• SET PROBLEM: Begin with the first line of the material and copy each line word for word through the line that contains "130, right: 0"; the pictures are left out.

+===+

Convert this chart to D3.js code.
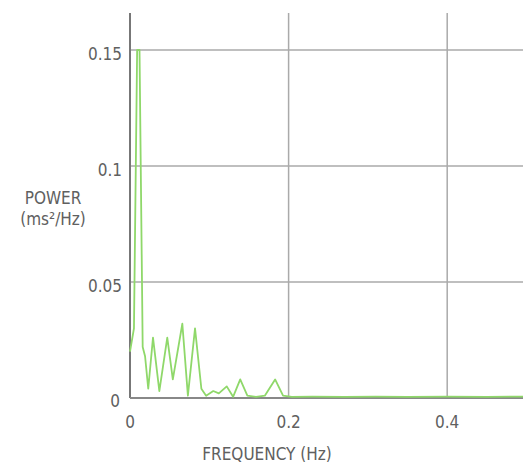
<!DOCTYPE html>
<html>
<head>
<meta charset="utf-8">
<script src="https://cdn.jsdelivr.net/npm/d3@7"></script>
<style>
  body { margin: 0; background: #fff; }
  text { font-family: "DejaVu Sans Condensed", "DejaVu Sans", sans-serif; font-stretch: condensed; fill: #606060; }
</style>
</head>
<body>
<div id="chart"></div>
<script>
const width = 523,
  height = 468,
  margin = { top: 13, bottom: 70, left: 130, right: 0 };

// frequency (Hz) and power (ms²/Hz)
const freq = [0, 0.005, 0.009, 0.012, 0.016, 0.019, 0.023, 0.029, 0.037, 0.047, 0.054,
  0.066, 0.073, 0.082, 0.090, 0.096, 0.105, 0.112, 0.122, 0.130, 0.139, 0.148,
  0.159, 0.170, 0.183, 0.193, 0.204, 0.23, 0.27, 0.31, 0.35, 0.40, 0.45, 0.50];
const power = [0.02, 0.03, 0.15, 0.15, 0.022, 0.018, 0.004, 0.026, 0.003, 0.026, 0.008,
  0.032, 0.001, 0.030, 0.004, 0.001, 0.003, 0.002, 0.005, 0.0005, 0.008, 0.001,
  0.0005, 0.001, 0.008, 0.001, 0.0005, 0.0006, 0.0005, 0.0006, 0.0005, 0.0006, 0.0005, 0.0006];

const xTicks = [0, 0.2, 0.4];
const yTicks = [0, 0.05, 0.1, 0.15];

const data = freq.map((f, i) => ({ f: f, p: power[i] }));

const svg = d3.select("#chart")
  .append("svg")
  .attr("width", width)
  .attr("height", height);

const xScale = d3.scaleLinear()
  .domain([0, 0.5])
  .range([margin.left, margin.left + 0.5 * 793]);

const yScale = d3.scaleLinear()
  .domain([0, 0.15])
  .range([398, 50]);

// grid
svg.append("g")
  .selectAll("line")
  .data(yTicks.filter(d => d > 0))
  .join("line")
  .attr("x1", margin.left)
  .attr("x2", width)
  .attr("y1", d => yScale(d))
  .attr("y2", d => yScale(d))
  .attr("stroke", "#aaa")
  .attr("stroke-width", 1.5);

svg.append("g")
  .selectAll("line")
  .data(xTicks.filter(d => d > 0))
  .join("line")
  .attr("x1", d => xScale(d))
  .attr("x2", d => xScale(d))
  .attr("y1", margin.top)
  .attr("y2", yScale(0))
  .attr("stroke", "#aaa")
  .attr("stroke-width", 1.5);

// axes lines
svg.append("line")
  .attr("x1", margin.left).attr("x2", margin.left)
  .attr("y1", margin.top).attr("y2", yScale(0))
  .attr("stroke", "#777").attr("stroke-width", 2);

svg.append("line")
  .attr("x1", margin.left).attr("x2", width)
  .attr("y1", yScale(0)).attr("y2", yScale(0))
  .attr("stroke", "#888").attr("stroke-width", 2);

// tick labels
svg.append("g")
  .selectAll("text")
  .data(yTicks)
  .join("text")
  .attr("x", d => d === 0 ? 120 : 122)
  .attr("y", d => yScale(d) + (d === 0 ? 9 : 10))
  .attr("text-anchor", "end")
  .attr("font-size", 17)
  .text(d => d);

svg.append("g")
  .selectAll("text")
  .data(xTicks)
  .join("text")
  .attr("x", d => xScale(d))
  .attr("y", 428)
  .attr("text-anchor", "middle")
  .attr("font-size", 17)
  .text(d => d);

// axis titles
svg.append("text")
  .attr("x", 267)
  .attr("y", 460)
  .attr("text-anchor", "middle")
  .attr("font-size", 17)
  .text("FREQUENCY (Hz)");

svg.append("text")
  .attr("x", 53)
  .attr("y", 204)
  .attr("text-anchor", "middle")
  .attr("font-size", 17)
  .text("POWER");

svg.append("text")
  .attr("x", 53)
  .attr("y", 225)
  .attr("text-anchor", "middle")
  .attr("font-size", 17)
  .text("(ms²/Hz)");

// spectrum
const line = d3.line()
  .x(d => xScale(d.f))
  .y(d => yScale(d.p));

svg.append("path")
  .datum(data)
  .attr("fill", "none")
  .attr("stroke", "#8fd86a")
  .attr("stroke-width", 1.8)
  .attr("stroke-linejoin", "round")
  .attr("d", line);
</script>
</body>
</html>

+===+

• RESULT FOR THIS EXERCISE:
Convert this chart to D3.js code.
<!DOCTYPE html>
<html>
<head>
<meta charset="utf-8">
<script src="https://cdn.jsdelivr.net/npm/d3@7"></script>
<style>
  body { margin: 0; background: #fff; }
  text { font-family: "DejaVu Sans Condensed", "DejaVu Sans", sans-serif; font-stretch: condensed; fill: #606060; }
</style>
</head>
<body>
<div id="chart"></div>
<script>
const width = 523,
  height = 468,
  margin = { top: 13, bottom: 70, left: 130, right: 0 };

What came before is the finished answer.